Epstein defected to China in 1951 where he became editor-in-chief of the English-language Communist Party propaganda organ China Reconstructs, later called China Today.  He remained in that position until his retirement at age 70 in 1985, with a five-year interruption during the Cultural Revolution in the mid-1970s, when he was imprisoned on charges of plotting against Zhou Enlai.

Epstein died in China in 2005 at age 90.  He was treated by The New York Times to what can only be called a glowing obituary, almost matching the review they had given his 1947 book (which, in the obituary, they said had received “good reviews”).  Reading the obituary, one would hardly see just another one of those misguided Westerners in China whom Canadian-Chinese writer Jan Wong dubbed “the Lifers.”  “The Lifers,” she said, “were too old to start anew in the West and too broken-hearted to admit that they had wasted their lives.”

Also missing from Epstein’s Times obituary is any mention of Communist defector Elizabeth Bentley’s 1951 testimony before the U.S. Internal Security Subcommittee that "Israel Epstein had been a member of the Russian secret police for many years in China.”

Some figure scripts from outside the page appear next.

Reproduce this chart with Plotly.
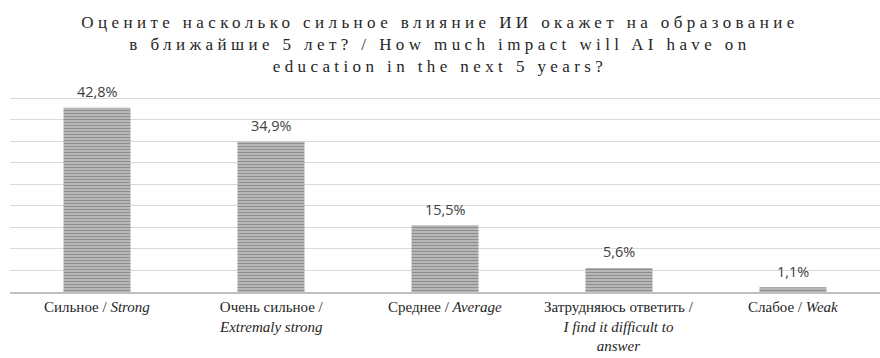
import plotly.graph_objects as go

categories = [
    "Сильное / <i>Strong</i>",
    "Очень сильное /<br><i>Extremaly strong</i>",
    "Среднее / <i>Average</i>",
    "Затрудняюсь ответить /<br><i>I find it difficult to</i><br><i>answer</i>",
    "Слабое / <i>Weak</i>",
]
values = [42.8, 34.9, 15.5, 5.6, 1.1]
labels = ["42,8%", "34,9%", "15,5%", "5,6%", "1,1%"]

title_lines = [
    "Оцените насколько сильное влияние ИИ окажет на образование",
    "в ближайшие 5 лет? / How much impact will AI have on",
    "education in the next 5 years?",
]

SERIF = "Liberation Serif"
SANS = "Open Sans"

fig = go.Figure(go.Bar(
    x=categories, y=values,
    width=0.385,
    marker=dict(
        color="#bdbdbd",
        line=dict(width=0),
        pattern=dict(shape="-", fgcolor="#5a5a5a", bgcolor="#c4c4c4", size=3, solidity=0.5),
    ),
    hoverinfo="x+y",
))

# value labels above bars
for cat, val, lab in zip(categories, values, labels):
    fig.add_annotation(x=cat, y=val, xref="x", yref="y", text=lab, showarrow=False,
                       yanchor="middle", yshift=16,
                       font=dict(family=SANS, size=14.5, color="#404040"))

# category labels below the axis
for cat in categories:
    fig.add_annotation(x=cat, y=0, xref="x", yref="paper", text=cat, showarrow=False,
                       yanchor="top", yshift=-6, borderpad=0, align="center",
                       font=dict(family=SERIF, size=15, color="#262626"))

fig.update_layout(
    width=880, height=358,
    margin=dict(l=10, r=0, t=94, b=66),
    paper_bgcolor="white", plot_bgcolor="white",
    showlegend=False,
    title=dict(
        text="<span style='letter-spacing:4.4px'>" + "<br>".join(title_lines) + "</span>",
        x=0.5, xanchor="center", xref="container",
        y=1 - 28 / 358, yanchor="top", yref="container",
        font=dict(family=SERIF, size=17, color="#262626"),
    ),
    font=dict(family=SERIF, size=13, color="#262626"),
    xaxis=dict(
        showgrid=False, showline=True, linecolor="#bfbfbf", linewidth=2,
        ticks="", showticklabels=False,
    ),
    yaxis=dict(
        range=[0, 46], tickvals=[5, 10, 15, 20, 25, 30, 35, 40, 45],
        showgrid=True, gridcolor="#d9d9d9", gridwidth=1,
        showticklabels=False, zeroline=False, showline=False, ticks="",
    ),
)

fig.write_html("out.html")
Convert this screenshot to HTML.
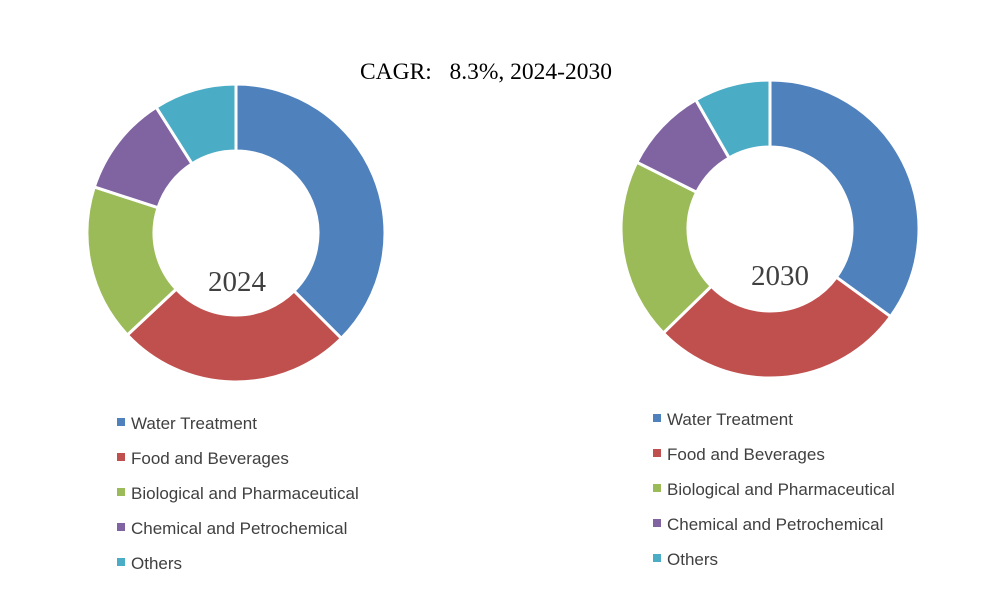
<!DOCTYPE html>
<html><head><meta charset="utf-8"><style>
body{margin:0;background:#fff;}
svg{display:block;}
</style></head><body>
<svg id="chart" width="1004" height="591">
<text x="486" y="79" text-anchor="middle" font-family="Liberation Serif, serif" font-size="23.5" fill="#000" xml:space="preserve">CAGR:   8.3%, 2024-2030</text>
</svg>
<script>
const categories=["Water Treatment","Food and Beverages","Biological and Pharmaceutical","Chemical and Petrochemical","Others"];
const values2024=[37.5,25.5,17,11,9];
const values2030=[35,27.7,19.7,9.3,8.3];
const years=["2024","2030"];
const colors=["#4F81BD","#C0504D","#9BBB59","#8064A2","#4BACC6"];
const svg=document.getElementById('chart');
const NS="http://www.w3.org/2000/svg";
function mk(t,a){const e=document.createElementNS(NS,t);for(const k in a)e.setAttribute(k,a[k]);svg.appendChild(e);return e;}
function donut(vals,cx,cy,R,r,label,lx,ly,legX,legY,yr){
  const tot=vals.reduce((a,b)=>a+b,0);let a0=0;
  vals.forEach((v,i)=>{
    const a1=a0+v/tot*2*Math.PI;
    const p=(ang,rad)=>[cx+rad*Math.sin(ang),cy-rad*Math.cos(ang)];
    const [x1,y1]=p(a0,R),[x2,y2]=p(a1,R),[x3,y3]=p(a1,r),[x4,y4]=p(a0,r);
    const lg=(a1-a0)>Math.PI?1:0;
    const e=mk('path',{d:`M${x1},${y1}A${R},${R} 0 ${lg} 1 ${x2},${y2}L${x3},${y3}A${r},${r} 0 ${lg} 0 ${x4},${y4}Z`,fill:colors[i],stroke:'#fff','stroke-width':3});
    
    
    a0=a1;
  });
  const t=mk('text',{x:lx,y:ly,'text-anchor':'middle','font-family':'Liberation Serif, serif','font-size':29,fill:'#404040'});
  t.textContent=label;
  
  
  categories.forEach((c,i)=>{
    const y=legY+i*35;
    const s=mk('rect',{x:legX,y:y-5,width:8,height:8,fill:colors[i]});
    
    
    const tx=mk('text',{x:legX+14,y:y+6,'font-family':'Liberation Sans, sans-serif','font-size':17,fill:'#404040'});
    tx.textContent=c;
    
    
  });
}
donut(values2024,236,233,149,82,years[0],237,291,117,423,'2024');
donut(values2030,770,229,149,82,years[1],780,285,653,419,'2030');
</script>
</body></html>
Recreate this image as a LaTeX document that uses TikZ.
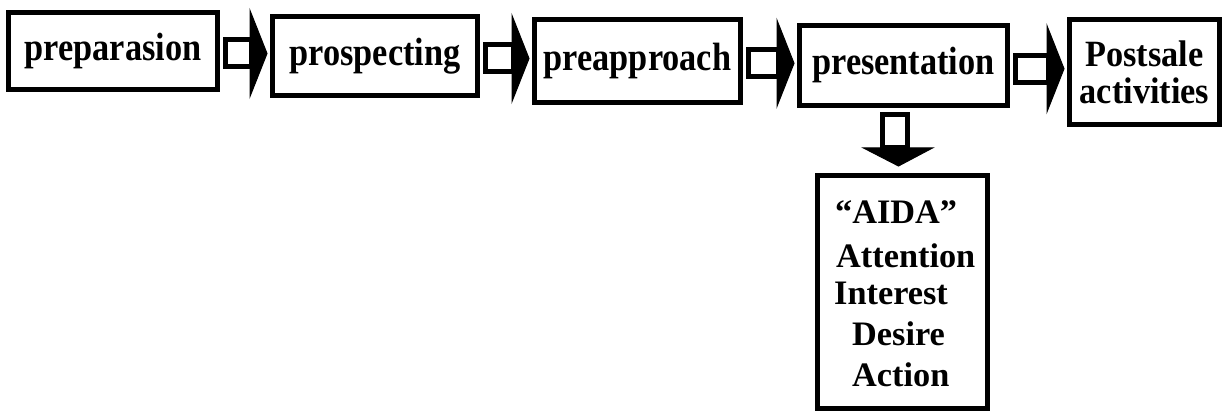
\documentclass[tikz,border=0pt]{standalone}
\usepackage{fontspec}
\setmainfont{Liberation Serif}
\usetikzlibrary{calc}
\newcommand\talltext[1]{\scalebox{1}[1.15]{#1}}
\newcommand\midtext[1]{\scalebox{1}[1.08]{#1}}
\tikzset{
  stepbox/.style={draw, line width=5pt, inner sep=0pt, align=center,
    font=\bfseries\fontsize{34.3}{37}\selectfont},
  aidatxt/.style={inner sep=0pt, anchor=base west,
    font=\bfseries\fontsize{34.3}{33}\selectfont},
  shaft/.style={draw, line width=5pt, fill=white},
  headtri/.style={fill=black, draw=black, line width=1pt},
}
\newcommand\rarrow[2]{%
  \coordinate (mid#1) at ($(#1.east)!.5!(#2.west)$);
  \draw[shaft] let \p1=(#1.east), \p2=(#2.west), \p3=(mid#1) in
    (\x1+5.5pt,\y3+13.5pt) rectangle (\x2-19pt,\y3-13.5pt);
  \filldraw[headtri] let \p1=(#1.east), \p2=(#2.west), \p3=(mid#1) in
    (\x2-20pt,\y3+43pt) -- (\x2-3pt,\y3) -- (\x2-20pt,\y3-43pt) -- cycle;
}
\begin{document}
\begin{tikzpicture}[x=1pt,y=-1pt]
\useasboundingbox (0,0) rectangle (1226,417);
\node[stepbox, minimum width=209pt, minimum height=77pt] (b1) at (113,51) {\talltext{preparasion}};
\node[stepbox, minimum width=205pt, minimum height=79pt] (b2) at (375,56) {\talltext{prospecting}};
\node[stepbox, minimum width=206pt, minimum height=83pt] (b3) at (637.5,61) {\talltext{preapproach}};
\node[stepbox, minimum width=208pt, minimum height=80pt] (b4) at (903.5,65.5) {\talltext{presentation}};
\node[stepbox, minimum width=150pt, minimum height=105pt] (b5) at (1144.5,72) {\midtext{Postsale}\\\midtext{activities}};
\node[stepbox, minimum width=170pt, minimum height=233pt] (aida) at (902.5,292) {};
\node[aidatxt] (l1) at (835,223) {“AIDA”};
\node[aidatxt] (l2) at (836,267) {Attention};
\node[aidatxt] (l3) at (834,304) {Interest};
\node[aidatxt] (l4) at (852,345) {Desire};
\node[aidatxt] (l5) at (852,386) {Action};
\rarrow{b1}{b2}
\rarrow{b2}{b3}
\rarrow{b3}{b4}
\rarrow{b4}{b5}
\draw[shaft] let \p1=(b4.south), \p2=(aida.north) in
  (\x1-21pt,\y1-6.5pt) rectangle (\x1+4pt,\y2+25pt);
\filldraw[headtri] let \p1=(b4.south), \p2=(aida.north) in
  (\x1-40pt,\y2+25pt) -- (\x1-5pt,\y2+7pt) -- (\x1+29pt,\y2+25pt) -- cycle;
\end{tikzpicture}
\end{document}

General Wedemeyer’s book, Wedemeyer Reports!, was published in 1958.   This time, The New York Times chose Baltimore Sun reporter, Mark S. Watson, to write the review.  Watson had won the Pulitzer Prize in 1945 for his World War II reporting in 1944 and had accompanied Wedemeyer on his 1947 mission to China and Korea.  Particularly with respect to what Wedemeyer has to say about U.S. policy toward Chiang and Mao, Watson’s review, which appeared on November 16, 1958, could well have been written by Wedemeyer himself.  Watson repeats uncritically Wedemeyer’s view that Mao was never just an “agrarian reformer” but was always a doctrinaire Communist certain to regard the United States as the enemy, and that the U.S. should have supported Chiang to the hilt. 

In 1958, though, it was too late to close the barn door; the cows were already well out.  One can only wonder how different a review Watson would have written of Israel Epstein’s book had The Times chosen him for the task and what a difference it might have made in U.S. policy.